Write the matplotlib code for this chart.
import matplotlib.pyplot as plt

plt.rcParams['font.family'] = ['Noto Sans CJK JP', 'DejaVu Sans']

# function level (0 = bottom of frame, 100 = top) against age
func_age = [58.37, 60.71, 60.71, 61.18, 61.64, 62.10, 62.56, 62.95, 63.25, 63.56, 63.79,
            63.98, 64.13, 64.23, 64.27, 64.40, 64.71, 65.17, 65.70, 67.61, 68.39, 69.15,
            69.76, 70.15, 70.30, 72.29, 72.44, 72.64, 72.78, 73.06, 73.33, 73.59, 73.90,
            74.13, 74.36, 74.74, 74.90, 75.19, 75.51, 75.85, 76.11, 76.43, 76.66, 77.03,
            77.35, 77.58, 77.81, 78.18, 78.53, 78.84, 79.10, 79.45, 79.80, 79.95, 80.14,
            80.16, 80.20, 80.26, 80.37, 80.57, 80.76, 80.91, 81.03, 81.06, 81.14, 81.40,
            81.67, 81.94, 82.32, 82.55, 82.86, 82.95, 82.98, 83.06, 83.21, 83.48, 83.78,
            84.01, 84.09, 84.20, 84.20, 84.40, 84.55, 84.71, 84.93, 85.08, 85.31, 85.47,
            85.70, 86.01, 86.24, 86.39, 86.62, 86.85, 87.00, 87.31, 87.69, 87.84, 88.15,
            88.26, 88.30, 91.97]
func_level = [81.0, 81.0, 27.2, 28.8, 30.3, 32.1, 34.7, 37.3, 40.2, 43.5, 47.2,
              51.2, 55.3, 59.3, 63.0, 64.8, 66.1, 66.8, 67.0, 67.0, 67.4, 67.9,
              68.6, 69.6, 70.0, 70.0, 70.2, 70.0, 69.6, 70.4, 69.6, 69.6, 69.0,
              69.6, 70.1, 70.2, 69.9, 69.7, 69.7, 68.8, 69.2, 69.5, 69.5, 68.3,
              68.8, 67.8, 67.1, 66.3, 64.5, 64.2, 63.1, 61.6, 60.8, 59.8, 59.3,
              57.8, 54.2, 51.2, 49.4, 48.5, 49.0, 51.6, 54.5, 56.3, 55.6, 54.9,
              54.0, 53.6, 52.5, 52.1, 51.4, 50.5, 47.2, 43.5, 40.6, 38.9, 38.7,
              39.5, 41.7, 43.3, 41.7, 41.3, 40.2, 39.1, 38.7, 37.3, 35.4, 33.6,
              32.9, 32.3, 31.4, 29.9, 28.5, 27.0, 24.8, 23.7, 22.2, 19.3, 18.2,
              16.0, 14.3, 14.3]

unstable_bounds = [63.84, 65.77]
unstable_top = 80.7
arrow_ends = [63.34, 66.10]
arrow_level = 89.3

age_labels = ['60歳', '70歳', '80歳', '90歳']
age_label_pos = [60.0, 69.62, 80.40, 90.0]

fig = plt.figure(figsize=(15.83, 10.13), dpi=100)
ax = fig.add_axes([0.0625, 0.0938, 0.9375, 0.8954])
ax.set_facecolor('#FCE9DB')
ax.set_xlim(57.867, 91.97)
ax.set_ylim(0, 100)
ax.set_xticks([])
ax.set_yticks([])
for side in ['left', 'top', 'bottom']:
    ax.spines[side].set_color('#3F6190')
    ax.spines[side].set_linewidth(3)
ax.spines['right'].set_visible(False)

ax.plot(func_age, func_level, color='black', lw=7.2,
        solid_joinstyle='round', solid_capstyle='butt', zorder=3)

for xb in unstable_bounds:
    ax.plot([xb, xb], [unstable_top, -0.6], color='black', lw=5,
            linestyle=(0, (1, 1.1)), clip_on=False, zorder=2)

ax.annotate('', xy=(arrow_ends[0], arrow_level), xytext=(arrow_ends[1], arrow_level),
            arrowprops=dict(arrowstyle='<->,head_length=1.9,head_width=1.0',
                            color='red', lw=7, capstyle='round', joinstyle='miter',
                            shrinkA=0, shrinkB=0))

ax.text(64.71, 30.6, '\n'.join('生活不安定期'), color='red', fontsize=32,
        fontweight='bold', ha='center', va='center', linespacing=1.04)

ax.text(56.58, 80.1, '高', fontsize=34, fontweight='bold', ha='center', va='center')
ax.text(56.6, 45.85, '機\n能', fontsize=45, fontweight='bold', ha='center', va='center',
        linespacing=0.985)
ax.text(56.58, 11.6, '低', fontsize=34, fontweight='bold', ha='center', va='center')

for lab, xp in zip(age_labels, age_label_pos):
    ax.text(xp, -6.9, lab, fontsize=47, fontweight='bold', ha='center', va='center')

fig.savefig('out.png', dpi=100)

What to produce
Print the listing above in its entirety, with every line exact.

Response for this exercise
Write the matplotlib code for this chart.
import matplotlib.pyplot as plt

plt.rcParams['font.family'] = ['Noto Sans CJK JP', 'DejaVu Sans']

# function level (0 = bottom of frame, 100 = top) against age
func_age = [58.37, 60.71, 60.71, 61.18, 61.64, 62.10, 62.56, 62.95, 63.25, 63.56, 63.79,
            63.98, 64.13, 64.23, 64.27, 64.40, 64.71, 65.17, 65.70, 67.61, 68.39, 69.15,
            69.76, 70.15, 70.30, 72.29, 72.44, 72.64, 72.78, 73.06, 73.33, 73.59, 73.90,
            74.13, 74.36, 74.74, 74.90, 75.19, 75.51, 75.85, 76.11, 76.43, 76.66, 77.03,
            77.35, 77.58, 77.81, 78.18, 78.53, 78.84, 79.10, 79.45, 79.80, 79.95, 80.14,
            80.16, 80.20, 80.26, 80.37, 80.57, 80.76, 80.91, 81.03, 81.06, 81.14, 81.40,
            81.67, 81.94, 82.32, 82.55, 82.86, 82.95, 82.98, 83.06, 83.21, 83.48, 83.78,
            84.01, 84.09, 84.20, 84.20, 84.40, 84.55, 84.71, 84.93, 85.08, 85.31, 85.47,
            85.70, 86.01, 86.24, 86.39, 86.62, 86.85, 87.00, 87.31, 87.69, 87.84, 88.15,
            88.26, 88.30, 91.97]
func_level = [81.0, 81.0, 27.2, 28.8, 30.3, 32.1, 34.7, 37.3, 40.2, 43.5, 47.2,
              51.2, 55.3, 59.3, 63.0, 64.8, 66.1, 66.8, 67.0, 67.0, 67.4, 67.9,
              68.6, 69.6, 70.0, 70.0, 70.2, 70.0, 69.6, 70.4, 69.6, 69.6, 69.0,
              69.6, 70.1, 70.2, 69.9, 69.7, 69.7, 68.8, 69.2, 69.5, 69.5, 68.3,
              68.8, 67.8, 67.1, 66.3, 64.5, 64.2, 63.1, 61.6, 60.8, 59.8, 59.3,
              57.8, 54.2, 51.2, 49.4, 48.5, 49.0, 51.6, 54.5, 56.3, 55.6, 54.9,
              54.0, 53.6, 52.5, 52.1, 51.4, 50.5, 47.2, 43.5, 40.6, 38.9, 38.7,
              39.5, 41.7, 43.3, 41.7, 41.3, 40.2, 39.1, 38.7, 37.3, 35.4, 33.6,
              32.9, 32.3, 31.4, 29.9, 28.5, 27.0, 24.8, 23.7, 22.2, 19.3, 18.2,
              16.0, 14.3, 14.3]

unstable_bounds = [63.84, 65.77]
unstable_top = 80.7
arrow_ends = [63.34, 66.10]
arrow_level = 89.3

age_labels = ['60歳', '70歳', '80歳', '90歳']
age_label_pos = [60.0, 69.62, 80.40, 90.0]

fig = plt.figure(figsize=(15.83, 10.13), dpi=100)
ax = fig.add_axes([0.0625, 0.0938, 0.9375, 0.8954])
ax.set_facecolor('#FCE9DB')
ax.set_xlim(57.867, 91.97)
ax.set_ylim(0, 100)
ax.set_xticks([])
ax.set_yticks([])
for side in ['left', 'top', 'bottom']:
    ax.spines[side].set_color('#3F6190')
    ax.spines[side].set_linewidth(3)
ax.spines['right'].set_visible(False)

ax.plot(func_age, func_level, color='black', lw=7.2,
        solid_joinstyle='round', solid_capstyle='butt', zorder=3)

for xb in unstable_bounds:
    ax.plot([xb, xb], [unstable_top, -0.6], color='black', lw=5,
            linestyle=(0, (1, 1.1)), clip_on=False, zorder=2)

ax.annotate('', xy=(arrow_ends[0], arrow_level), xytext=(arrow_ends[1], arrow_level),
            arrowprops=dict(arrowstyle='<->,head_length=1.9,head_width=1.0',
                            color='red', lw=7, capstyle='round', joinstyle='miter',
                            shrinkA=0, shrinkB=0))

ax.text(64.71, 30.6, '\n'.join('生活不安定期'), color='red', fontsize=32,
        fontweight='bold', ha='center', va='center', linespacing=1.04)

ax.text(56.58, 80.1, '高', fontsize=34, fontweight='bold', ha='center', va='center')
ax.text(56.6, 45.85, '機\n能', fontsize=45, fontweight='bold', ha='center', va='center',
        linespacing=0.985)
ax.text(56.58, 11.6, '低', fontsize=34, fontweight='bold', ha='center', va='center')

for lab, xp in zip(age_labels, age_label_pos):
    ax.text(xp, -6.9, lab, fontsize=47, fontweight='bold', ha='center', va='center')

fig.savefig('out.png', dpi=100)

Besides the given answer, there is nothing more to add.